Another week another Google killer. Last week, it was Twitter as Google killer. This week it's Wolfram Alpha. The difference with Wolfram Alpha is that it has the pedigree, engineering heft and perhaps a better mousetrap to actually live up to the billing.
Stephen Wolfram is a scientist who has recorded a few breakthroughs and a little controversy. In a nutshell, Wolfram Alpha blends natural language, a new search model and an algorithm that takes all the data on the Web and makes it "computable."

For the brainiacs in the house, Nova Spivak has a long post outlining Wolfram Alpha (it's a must read). Simply put, if Spivak's outline is only half on target Wolfram Alpha could be big.
Spivak writes:
In a nutshell, Wolfram and his team have built what he calls a "computational knowledge engine" for the Web.
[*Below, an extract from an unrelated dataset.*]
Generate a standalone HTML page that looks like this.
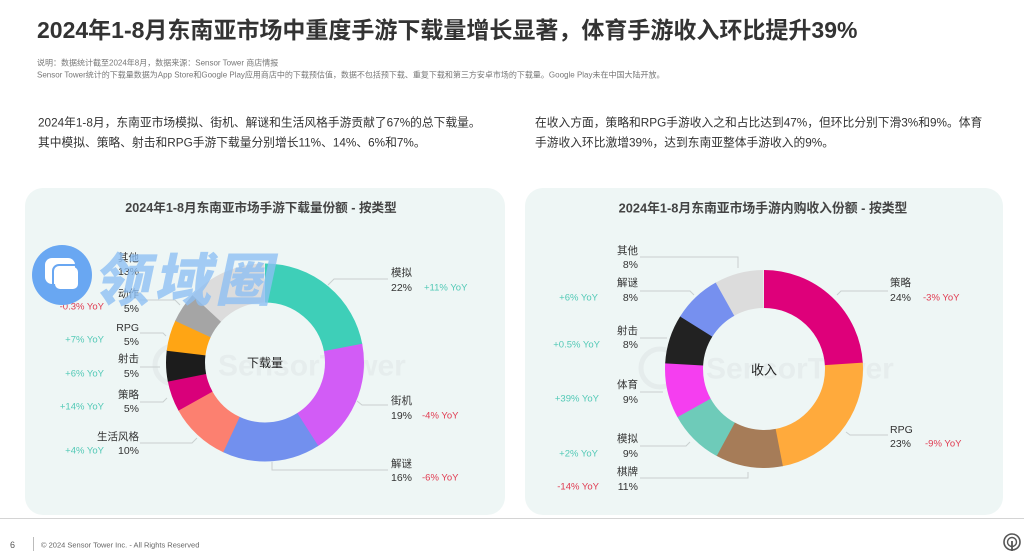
<!DOCTYPE html>
<html><head><meta charset="utf-8"><style>
html,body{margin:0;padding:0;background:#fff;}
body{width:1024px;height:551px;overflow:hidden;position:relative;font-family:"Liberation Sans","Noto Sans CJK SC",sans-serif;}
svg text{font-family:"Liberation Sans","Noto Sans CJK SC",sans-serif;}
.t{font-size:10.5px;fill:#333;}
.g{font-size:9.5px;fill:#52c9b6;}
.r{font-size:9.5px;fill:#e03a50;}
.ln{stroke:#c9cfcf;stroke-width:1;fill:none;}
</style></head><body>
<svg width="1024" height="551" viewBox="0 0 1024 551" xmlns="http://www.w3.org/2000/svg">
<!-- header -->
<text x="37" y="30" dominant-baseline="central" style="font-size:23px;font-weight:bold;fill:#333;">2024年1-8月东南亚市场中重度手游下载量增长显著，体育手游收入环比提升39%</text>
<text x="37" y="63" dominant-baseline="central" style="font-size:8px;fill:#777;">说明：数据统计截至2024年8月，数据来源：Sensor Tower 商店情报</text>
<text x="37" y="75" dominant-baseline="central" style="font-size:8px;fill:#777;">Sensor Tower统计的下载量数据为App Store和Google Play应用商店中的下载预估值，数据不包括预下载、重复下载和第三方安卓市场的下载量。Google Play未在中国大陆开放。</text>

<text x="38" y="123" dominant-baseline="central" style="font-size:11.75px;fill:#333;">2024年1-8月，东南亚市场模拟、街机、解谜和生活风格手游贡献了67%的总下载量。</text>
<text x="38" y="143" dominant-baseline="central" style="font-size:11.75px;fill:#333;">其中模拟、策略、射击和RPG手游下载量分别增长11%、14%、6%和7%。</text>
<text x="535" y="123" dominant-baseline="central" style="font-size:11.75px;fill:#333;">在收入方面，策略和RPG手游收入之和占比达到47%，但环比分别下滑3%和9%。体育</text>
<text x="535" y="143" dominant-baseline="central" style="font-size:11.75px;fill:#333;">手游收入环比激增39%，达到东南亚整体手游收入的9%。</text>

<!-- cards -->
<rect x="25" y="188" width="480" height="327" rx="18" fill="#eef6f5"/>
<rect x="525" y="188" width="478" height="327" rx="18" fill="#eef6f5"/>
<text x="261" y="208" text-anchor="middle" dominant-baseline="central" style="font-size:12.6px;font-weight:bold;fill:#444;">2024年1-8月东南亚市场手游下载量份额 - 按类型</text>
<text x="763" y="208" text-anchor="middle" dominant-baseline="central" style="font-size:12.8px;font-weight:bold;fill:#444;">2024年1-8月东南亚市场手游内购收入份额 - 按类型</text>

<!-- faint Sensor Tower watermarks -->
<circle cx="174" cy="365" r="19" fill="none" stroke="#e5ecec" stroke-width="5"/>
<text x="218" y="366" dominant-baseline="central" style="font-size:30px;font-weight:bold;fill:#e6eded;">SensorTower</text>
<circle cx="660" cy="368" r="19" fill="none" stroke="#e5ecec" stroke-width="5"/>
<text x="706" y="369" dominant-baseline="central" style="font-size:30px;font-weight:bold;fill:#e6eded;">SensorTower</text>

<!-- left donut -->
<g transform="rotate(-90 265 362.5)" fill="none" stroke-width="39">
<circle cx="265" cy="362.5" r="79.5" pathLength="100" stroke="#3ecfb8" stroke-dasharray="22.1 100" stroke-dashoffset="0"/>
<circle cx="265" cy="362.5" r="79.5" pathLength="100" stroke="#d25cf6" stroke-dasharray="19.1 100" stroke-dashoffset="-22"/>
<circle cx="265" cy="362.5" r="79.5" pathLength="100" stroke="#7290ee" stroke-dasharray="16.1 100" stroke-dashoffset="-41"/>
<circle cx="265" cy="362.5" r="79.5" pathLength="100" stroke="#fc8070" stroke-dasharray="10.1 100" stroke-dashoffset="-57"/>
<circle cx="265" cy="362.5" r="79.5" pathLength="100" stroke="#d9007a" stroke-dasharray="5.1 100" stroke-dashoffset="-67"/>
<circle cx="265" cy="362.5" r="79.5" pathLength="100" stroke="#1c1c1c" stroke-dasharray="5.1 100" stroke-dashoffset="-72"/>
<circle cx="265" cy="362.5" r="79.5" pathLength="100" stroke="#ffa514" stroke-dasharray="5.1 100" stroke-dashoffset="-77"/>
<circle cx="265" cy="362.5" r="79.5" pathLength="100" stroke="#a5a5a5" stroke-dasharray="5.1 100" stroke-dashoffset="-82"/>
<circle cx="265" cy="362.5" r="79.5" pathLength="100" stroke="#dcdcdc" stroke-dasharray="13 100" stroke-dashoffset="-87"/>
</g>
<text x="265" y="363" text-anchor="middle" dominant-baseline="central" style="font-size:12px;fill:#222;">下载量</text>

<!-- right donut -->
<g transform="rotate(-90 764 369)" fill="none" stroke-width="38">
<circle cx="764" cy="369" r="80" pathLength="100" stroke="#de007a" stroke-dasharray="24.1 100" stroke-dashoffset="0"/>
<circle cx="764" cy="369" r="80" pathLength="100" stroke="#ffaa3c" stroke-dasharray="23.1 100" stroke-dashoffset="-24"/>
<circle cx="764" cy="369" r="80" pathLength="100" stroke="#a67c58" stroke-dasharray="11.1 100" stroke-dashoffset="-47"/>
<circle cx="764" cy="369" r="80" pathLength="100" stroke="#6ecbb9" stroke-dasharray="9.1 100" stroke-dashoffset="-58"/>
<circle cx="764" cy="369" r="80" pathLength="100" stroke="#f53ef0" stroke-dasharray="9.1 100" stroke-dashoffset="-67"/>
<circle cx="764" cy="369" r="80" pathLength="100" stroke="#222222" stroke-dasharray="8.1 100" stroke-dashoffset="-76"/>
<circle cx="764" cy="369" r="80" pathLength="100" stroke="#7690ef" stroke-dasharray="8.1 100" stroke-dashoffset="-84"/>
<circle cx="764" cy="369" r="80" pathLength="100" stroke="#dcdcdc" stroke-dasharray="8 100" stroke-dashoffset="-92"/>
</g>
<text x="764" y="370" text-anchor="middle" dominant-baseline="central" style="font-size:13px;fill:#222;">收入</text>

<!-- leader lines left -->
<polyline class="ln" points="328,285 334,279 388,279"/>
<polyline class="ln" points="357,401 362,405 388,405"/>
<polyline class="ln" points="272,462 272,470 388,470"/>
<polyline class="ln" points="140,300 175,300 180,305"/>
<polyline class="ln" points="140,333 163,333 166,336"/>
<polyline class="ln" points="140,367 160,367"/>
<polyline class="ln" points="140,402 163,402 167,398"/>
<polyline class="ln" points="140,443 192,443 197,438"/>
<!-- leader lines right -->
<polyline class="ln" points="640,257 738,257 738,268"/>
<polyline class="ln" points="640,291 690,291 694,295"/>
<polyline class="ln" points="640,338 667,338"/>
<polyline class="ln" points="640,392 663,392"/>
<polyline class="ln" points="640,446 686,446 690,442"/>
<polyline class="ln" points="640,478 748,478 748,472"/>
<polyline class="ln" points="837,295 841,291 888,291"/>
<polyline class="ln" points="846,432 850,435 888,435"/>

<!-- left labels -->
<g text-anchor="end" dominant-baseline="central">
<text class="t" x="139" y="258">其他</text><text class="t" x="139" y="272">13%</text>
<text class="t" x="139" y="294">动作</text><text class="t" x="139" y="309">5%</text>
<text class="t" x="139" y="328">RPG</text><text class="t" x="139" y="342">5%</text>
<text class="t" x="139" y="359">射击</text><text class="t" x="139" y="374">5%</text>
<text class="t" x="139" y="395">策略</text><text class="t" x="139" y="409">5%</text>
<text class="t" x="139" y="437">生活风格</text><text class="t" x="139" y="451">10%</text>
<text class="r" x="104" y="307">-0.3% YoY</text>
<text class="g" x="104" y="340">+7% YoY</text>
<text class="g" x="104" y="374">+6% YoY</text>
<text class="g" x="104" y="407">+14% YoY</text>
<text class="g" x="104" y="451">+4% YoY</text>
</g>
<g dominant-baseline="central">
<text class="t" x="391" y="273">模拟</text><text class="t" x="391" y="288">22%</text><text class="g" x="424" y="288">+11% YoY</text>
<text class="t" x="391" y="401">街机</text><text class="t" x="391" y="416">19%</text><text class="r" x="422" y="416">-4% YoY</text>
<text class="t" x="391" y="464">解谜</text><text class="t" x="391" y="478">16%</text><text class="r" x="422" y="478">-6% YoY</text>
</g>

<!-- right labels -->
<g text-anchor="end" dominant-baseline="central">
<text class="t" x="638" y="251">其他</text><text class="t" x="638" y="265">8%</text>
<text class="t" x="638" y="283">解谜</text><text class="t" x="638" y="298">8%</text>
<text class="t" x="638" y="331">射击</text><text class="t" x="638" y="345">8%</text>
<text class="t" x="638" y="385">体育</text><text class="t" x="638" y="400">9%</text>
<text class="t" x="638" y="439">模拟</text><text class="t" x="638" y="454">9%</text>
<text class="t" x="638" y="472">棋牌</text><text class="t" x="638" y="487">11%</text>
<text class="g" x="598" y="298">+6% YoY</text>
<text class="g" x="600" y="345">+0.5% YoY</text>
<text class="g" x="599" y="399">+39% YoY</text>
<text class="g" x="598" y="454">+2% YoY</text>
<text class="r" x="599" y="487">-14% YoY</text>
</g>
<g dominant-baseline="central">
<text class="t" x="890" y="283">策略</text><text class="t" x="890" y="298">24%</text><text class="r" x="923" y="298">-3% YoY</text>
<text class="t" x="890" y="430">RPG</text><text class="t" x="890" y="444">23%</text><text class="r" x="925" y="444">-9% YoY</text>
</g>

<!-- 领域圈 watermark -->
<circle cx="62" cy="275" r="30" fill="#69a7f2"/>
<rect x="45" y="258" width="30" height="26" rx="7" fill="#fff"/>
<rect x="53" y="265" width="27" height="26" rx="6" fill="none" stroke="#69a7f2" stroke-width="2"/>
<rect x="55" y="267" width="23" height="22" rx="5" fill="#fff"/>
<g transform="translate(98,276) skewX(-12)">
<text x="0" y="0" dominant-baseline="central" style="font-size:57px;font-weight:900;fill:#8dbff4;fill-opacity:0.78;letter-spacing:4px;font-family:'Noto Sans CJK SC',sans-serif;">领域圈</text>
</g>

<!-- footer -->
<line x1="0" y1="518.5" x2="1024" y2="518.5" stroke="#d4d4d4" stroke-width="1"/>
<text x="10" y="545" dominant-baseline="central" style="font-size:9px;fill:#555;">6</text>
<line x1="33.5" y1="537" x2="33.5" y2="551" stroke="#bbb" stroke-width="1"/>
<text x="41" y="545" dominant-baseline="central" style="font-size:7.5px;fill:#666;">© 2024 Sensor Tower Inc. - All Rights Reserved</text>
<circle cx="1012" cy="542" r="8" fill="none" stroke="#555" stroke-width="1.6"/>
<circle cx="1012" cy="542" r="4.5" fill="none" stroke="#555" stroke-width="1.4"/>
<line x1="1012" y1="541" x2="1012" y2="551" stroke="#555" stroke-width="1.8"/>
</svg>
</body></html>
OK, so what does that really mean? Basically it means that you can ask it factual questions and it computes answers for you.
It doesn't simply return documents that (might) contain the answers, like Google does, and it isn't just a giant database of knowledge, like the Wikipedia. It doesn't simply parse natural language and then use that to retrieve documents, like Powerset, for example.
Instead, Wolfram Alpha actually computes the answers to a wide range of questions - like questions that have factual answers such as "What country is Timbuktu in?" or "How many protons are in a hydrogen atom?" or "What is the average rainfall in Seattle this month?," "What is the 300th digit of Pi?," "where is the ISS?" or "When was GOOG worth more than $300?"
Think about that for a minute. It computes the answers. Wolfram Alpha doesn't simply contain huge amounts of manually entered pairs of questions and answers, nor does it search for answers in a database of facts. Instead, it understands and then computes answers to certain kinds of questions.
Spivak later mentions that Wolfram Alpha isn't designed to be HAL 9000. That's refreshing. Wolfram Alpha sounds impressive, but it would be premature to call it a Google killer though. In fact, if Wolfram Alpha lives up to its billing it will be acquired at some ridiculous price either by Google or some company-Microsoft-looking to kill Google.